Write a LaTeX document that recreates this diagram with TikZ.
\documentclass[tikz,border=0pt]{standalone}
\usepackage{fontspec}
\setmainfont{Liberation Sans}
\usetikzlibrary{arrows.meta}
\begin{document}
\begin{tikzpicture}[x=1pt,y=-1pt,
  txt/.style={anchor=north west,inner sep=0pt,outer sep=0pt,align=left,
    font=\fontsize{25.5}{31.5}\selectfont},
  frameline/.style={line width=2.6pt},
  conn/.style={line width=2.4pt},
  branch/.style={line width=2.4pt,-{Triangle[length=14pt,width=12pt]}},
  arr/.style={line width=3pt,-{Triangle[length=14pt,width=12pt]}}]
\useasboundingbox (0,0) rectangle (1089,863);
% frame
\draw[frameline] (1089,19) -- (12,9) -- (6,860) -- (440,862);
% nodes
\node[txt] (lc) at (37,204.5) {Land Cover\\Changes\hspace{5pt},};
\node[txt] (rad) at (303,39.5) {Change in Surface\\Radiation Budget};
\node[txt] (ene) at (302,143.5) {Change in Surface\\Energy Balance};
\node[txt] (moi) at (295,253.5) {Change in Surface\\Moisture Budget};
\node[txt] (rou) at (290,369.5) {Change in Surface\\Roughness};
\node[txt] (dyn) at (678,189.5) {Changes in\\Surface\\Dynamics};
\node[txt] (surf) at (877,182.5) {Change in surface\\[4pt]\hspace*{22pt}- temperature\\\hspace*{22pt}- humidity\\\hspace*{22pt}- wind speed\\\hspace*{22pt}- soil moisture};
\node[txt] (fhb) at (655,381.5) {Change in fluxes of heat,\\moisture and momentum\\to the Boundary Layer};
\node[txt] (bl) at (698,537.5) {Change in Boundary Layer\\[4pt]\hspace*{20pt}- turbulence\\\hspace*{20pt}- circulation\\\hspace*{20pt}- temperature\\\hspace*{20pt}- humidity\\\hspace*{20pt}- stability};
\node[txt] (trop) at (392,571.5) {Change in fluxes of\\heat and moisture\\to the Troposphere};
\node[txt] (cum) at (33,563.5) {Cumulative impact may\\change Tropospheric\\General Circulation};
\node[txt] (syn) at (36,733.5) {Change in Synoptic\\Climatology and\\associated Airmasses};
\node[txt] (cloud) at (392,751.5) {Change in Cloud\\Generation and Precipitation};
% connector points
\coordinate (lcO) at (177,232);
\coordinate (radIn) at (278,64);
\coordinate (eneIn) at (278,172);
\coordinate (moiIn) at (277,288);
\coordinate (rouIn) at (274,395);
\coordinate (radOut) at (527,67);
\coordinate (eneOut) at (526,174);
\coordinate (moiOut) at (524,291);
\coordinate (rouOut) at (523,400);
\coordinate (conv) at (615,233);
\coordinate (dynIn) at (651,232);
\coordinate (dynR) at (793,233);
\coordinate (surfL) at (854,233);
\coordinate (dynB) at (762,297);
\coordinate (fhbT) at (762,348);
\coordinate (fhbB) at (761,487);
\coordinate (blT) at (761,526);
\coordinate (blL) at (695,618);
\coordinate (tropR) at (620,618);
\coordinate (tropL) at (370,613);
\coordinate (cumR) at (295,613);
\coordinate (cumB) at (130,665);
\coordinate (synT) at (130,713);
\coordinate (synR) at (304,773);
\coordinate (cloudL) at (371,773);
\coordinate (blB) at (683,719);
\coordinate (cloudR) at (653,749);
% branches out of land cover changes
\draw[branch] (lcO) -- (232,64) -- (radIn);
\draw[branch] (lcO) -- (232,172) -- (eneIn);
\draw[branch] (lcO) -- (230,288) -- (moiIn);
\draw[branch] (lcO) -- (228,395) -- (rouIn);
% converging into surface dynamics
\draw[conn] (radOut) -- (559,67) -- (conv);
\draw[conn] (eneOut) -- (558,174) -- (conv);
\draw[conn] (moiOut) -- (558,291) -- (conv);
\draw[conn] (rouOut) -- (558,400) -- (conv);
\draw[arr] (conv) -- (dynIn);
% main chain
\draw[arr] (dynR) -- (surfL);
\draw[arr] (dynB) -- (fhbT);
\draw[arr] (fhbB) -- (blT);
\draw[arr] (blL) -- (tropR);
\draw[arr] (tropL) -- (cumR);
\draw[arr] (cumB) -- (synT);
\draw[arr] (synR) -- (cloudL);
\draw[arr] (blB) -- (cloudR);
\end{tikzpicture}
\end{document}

* * *

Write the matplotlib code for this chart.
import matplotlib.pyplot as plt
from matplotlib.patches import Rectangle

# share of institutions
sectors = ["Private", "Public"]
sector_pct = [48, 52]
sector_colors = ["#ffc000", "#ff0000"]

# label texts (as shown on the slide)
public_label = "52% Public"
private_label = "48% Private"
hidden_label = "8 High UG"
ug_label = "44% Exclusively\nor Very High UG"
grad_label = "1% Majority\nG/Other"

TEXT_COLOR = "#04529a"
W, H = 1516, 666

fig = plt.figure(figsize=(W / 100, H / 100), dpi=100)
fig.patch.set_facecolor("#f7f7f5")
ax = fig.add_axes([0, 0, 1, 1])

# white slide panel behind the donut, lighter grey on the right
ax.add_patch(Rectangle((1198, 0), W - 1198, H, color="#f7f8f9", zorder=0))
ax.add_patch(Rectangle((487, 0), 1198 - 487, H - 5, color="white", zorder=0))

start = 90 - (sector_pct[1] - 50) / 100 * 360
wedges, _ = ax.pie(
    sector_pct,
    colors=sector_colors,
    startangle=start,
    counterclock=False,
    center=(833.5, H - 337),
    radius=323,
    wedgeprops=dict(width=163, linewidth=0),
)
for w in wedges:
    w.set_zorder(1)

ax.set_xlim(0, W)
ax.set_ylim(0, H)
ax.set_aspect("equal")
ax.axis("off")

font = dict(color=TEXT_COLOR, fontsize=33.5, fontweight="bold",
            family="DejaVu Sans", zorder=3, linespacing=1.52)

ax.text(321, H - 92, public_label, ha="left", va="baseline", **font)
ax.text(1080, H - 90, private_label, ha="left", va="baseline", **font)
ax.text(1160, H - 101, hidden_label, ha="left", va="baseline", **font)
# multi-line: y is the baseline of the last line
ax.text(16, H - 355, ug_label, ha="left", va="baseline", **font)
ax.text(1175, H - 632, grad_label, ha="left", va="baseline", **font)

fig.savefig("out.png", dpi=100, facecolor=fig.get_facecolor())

_Short task:_
Transcribe, exactly and without additions, the lines of the records above, beginning with the line that contains "Write the matplotlib code for this chart." and ending with the line that contains "ax = fig.add_axes([0, 0, 1, 1])", both included.

_Finished exercise:_
Write the matplotlib code for this chart.
import matplotlib.pyplot as plt
from matplotlib.patches import Rectangle

# share of institutions
sectors = ["Private", "Public"]
sector_pct = [48, 52]
sector_colors = ["#ffc000", "#ff0000"]

# label texts (as shown on the slide)
public_label = "52% Public"
private_label = "48% Private"
hidden_label = "8 High UG"
ug_label = "44% Exclusively\nor Very High UG"
grad_label = "1% Majority\nG/Other"

TEXT_COLOR = "#04529a"
W, H = 1516, 666

fig = plt.figure(figsize=(W / 100, H / 100), dpi=100)
fig.patch.set_facecolor("#f7f7f5")
ax = fig.add_axes([0, 0, 1, 1])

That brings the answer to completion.